[Source code of charts]
- - -

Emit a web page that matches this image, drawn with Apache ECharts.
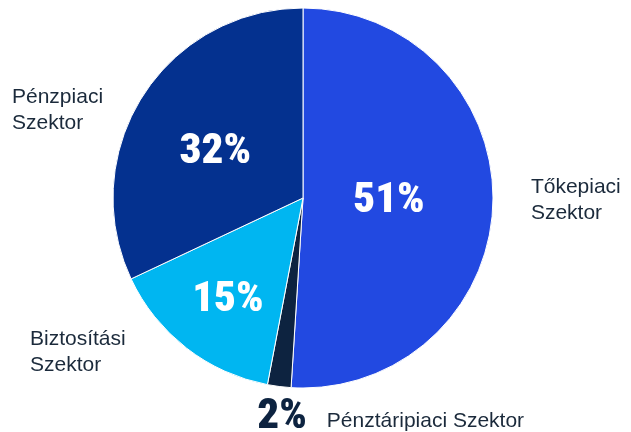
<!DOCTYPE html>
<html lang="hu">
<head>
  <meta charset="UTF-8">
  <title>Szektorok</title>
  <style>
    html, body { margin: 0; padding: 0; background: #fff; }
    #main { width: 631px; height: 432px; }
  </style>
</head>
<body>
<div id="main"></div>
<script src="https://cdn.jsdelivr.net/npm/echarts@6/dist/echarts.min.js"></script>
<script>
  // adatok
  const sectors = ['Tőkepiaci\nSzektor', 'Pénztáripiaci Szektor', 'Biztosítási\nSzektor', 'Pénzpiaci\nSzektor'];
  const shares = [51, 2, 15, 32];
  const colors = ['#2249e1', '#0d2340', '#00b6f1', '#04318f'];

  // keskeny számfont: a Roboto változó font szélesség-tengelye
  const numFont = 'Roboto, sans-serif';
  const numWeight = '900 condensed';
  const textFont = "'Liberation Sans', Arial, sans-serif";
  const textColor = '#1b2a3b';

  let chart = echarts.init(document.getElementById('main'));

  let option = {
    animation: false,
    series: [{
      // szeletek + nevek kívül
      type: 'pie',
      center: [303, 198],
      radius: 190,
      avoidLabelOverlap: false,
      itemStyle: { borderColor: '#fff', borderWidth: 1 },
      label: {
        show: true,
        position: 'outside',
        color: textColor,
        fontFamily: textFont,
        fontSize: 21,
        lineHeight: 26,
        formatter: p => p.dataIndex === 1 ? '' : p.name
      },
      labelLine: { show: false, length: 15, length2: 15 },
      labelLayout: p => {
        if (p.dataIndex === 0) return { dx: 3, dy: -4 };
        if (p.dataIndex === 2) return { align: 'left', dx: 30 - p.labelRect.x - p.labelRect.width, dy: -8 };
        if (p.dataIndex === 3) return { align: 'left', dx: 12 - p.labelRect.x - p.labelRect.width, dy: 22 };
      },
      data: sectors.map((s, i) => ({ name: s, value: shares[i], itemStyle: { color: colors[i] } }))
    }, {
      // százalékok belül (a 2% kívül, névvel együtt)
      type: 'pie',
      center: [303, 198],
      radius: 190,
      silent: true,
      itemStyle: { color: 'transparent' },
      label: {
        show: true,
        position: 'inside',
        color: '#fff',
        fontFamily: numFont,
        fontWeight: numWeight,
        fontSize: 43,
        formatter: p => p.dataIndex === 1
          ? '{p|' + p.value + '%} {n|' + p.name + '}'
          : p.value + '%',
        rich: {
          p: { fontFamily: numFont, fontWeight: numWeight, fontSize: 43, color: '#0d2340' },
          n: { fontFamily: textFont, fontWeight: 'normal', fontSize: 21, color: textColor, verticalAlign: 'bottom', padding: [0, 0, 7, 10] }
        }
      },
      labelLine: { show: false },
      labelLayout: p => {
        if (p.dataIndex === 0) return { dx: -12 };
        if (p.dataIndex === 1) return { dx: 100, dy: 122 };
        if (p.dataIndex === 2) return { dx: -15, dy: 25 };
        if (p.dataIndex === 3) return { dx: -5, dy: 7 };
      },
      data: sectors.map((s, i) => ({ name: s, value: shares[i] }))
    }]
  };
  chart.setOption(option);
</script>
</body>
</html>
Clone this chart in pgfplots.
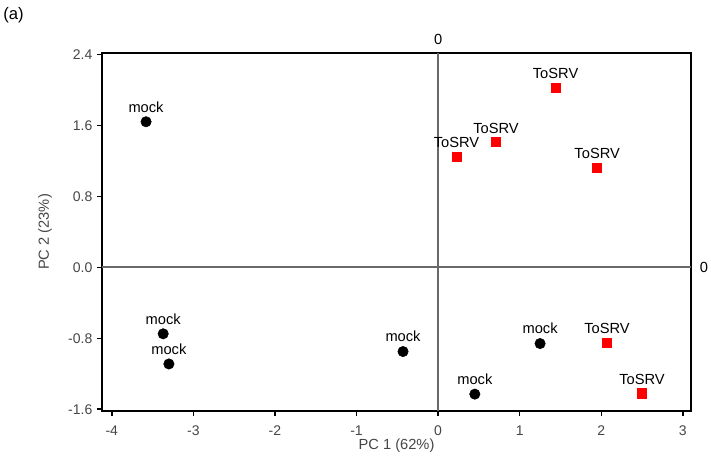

- - -

AIM -> Repeat the listing in full and exactly. Do not include any images.

RESPONSE TO THE EXERCISE ->
Emit a web page that matches this image, drawn with Apache ECharts.
<!DOCTYPE html>
<html lang="hu">
<head>
  <meta charset="UTF-8">
  <title>Szektorok</title>
  <style>
    html, body { margin: 0; padding: 0; background: #fff; }
    #main { width: 631px; height: 432px; }
  </style>
</head>
<body>
<div id="main"></div>
<script src="https://cdn.jsdelivr.net/npm/echarts@6/dist/echarts.min.js"></script>
<script>
  // adatok
  const sectors = ['Tőkepiaci\nSzektor', 'Pénztáripiaci Szektor', 'Biztosítási\nSzektor', 'Pénzpiaci\nSzektor'];
  const shares = [51, 2, 15, 32];
  const colors = ['#2249e1', '#0d2340', '#00b6f1', '#04318f'];

  // keskeny számfont: a Roboto változó font szélesség-tengelye
  const numFont = 'Roboto, sans-serif';
  const numWeight = '900 condensed';
  const textFont = "'Liberation Sans', Arial, sans-serif";
  const textColor = '#1b2a3b';

  let chart = echarts.init(document.getElementById('main'));

  let option = {
    animation: false,
    series: [{
      // szeletek + nevek kívül
      type: 'pie',
      center: [303, 198],
      radius: 190,
      avoidLabelOverlap: false,
      itemStyle: { borderColor: '#fff', borderWidth: 1 },
      label: {
        show: true,
        position: 'outside',
        color: textColor,
        fontFamily: textFont,
        fontSize: 21,
        lineHeight: 26,
        formatter: p => p.dataIndex === 1 ? '' : p.name
      },
      labelLine: { show: false, length: 15, length2: 15 },
      labelLayout: p => {
        if (p.dataIndex === 0) return { dx: 3, dy: -4 };
        if (p.dataIndex === 2) return { align: 'left', dx: 30 - p.labelRect.x - p.labelRect.width, dy: -8 };
        if (p.dataIndex === 3) return { align: 'left', dx: 12 - p.labelRect.x - p.labelRect.width, dy: 22 };
      },
      data: sectors.map((s, i) => ({ name: s, value: shares[i], itemStyle: { color: colors[i] } }))
    }, {
      // százalékok belül (a 2% kívül, névvel együtt)
      type: 'pie',
      center: [303, 198],
      radius: 190,
      silent: true,
      itemStyle: { color: 'transparent' },
      label: {
        show: true,
        position: 'inside',
        color: '#fff',
        fontFamily: numFont,
        fontWeight: numWeight,
        fontSize: 43,
        formatter: p => p.dataIndex === 1
          ? '{p|' + p.value + '%} {n|' + p.name + '}'
          : p.value + '%',
        rich: {
          p: { fontFamily: numFont, fontWeight: numWeight, fontSize: 43, color: '#0d2340' },
          n: { fontFamily: textFont, fontWeight: 'normal', fontSize: 21, color: textColor, verticalAlign: 'bottom', padding: [0, 0, 7, 10] }
        }
      },
      labelLine: { show: false },
      labelLayout: p => {
        if (p.dataIndex === 0) return { dx: -12 };
        if (p.dataIndex === 1) return { dx: 100, dy: 122 };
        if (p.dataIndex === 2) return { dx: -15, dy: 25 };
        if (p.dataIndex === 3) return { dx: -5, dy: 7 };
      },
      data: sectors.map((s, i) => ({ name: s, value: shares[i] }))
    }]
  };
  chart.setOption(option);
</script>
</body>
</html>
Clone this chart in pgfplots.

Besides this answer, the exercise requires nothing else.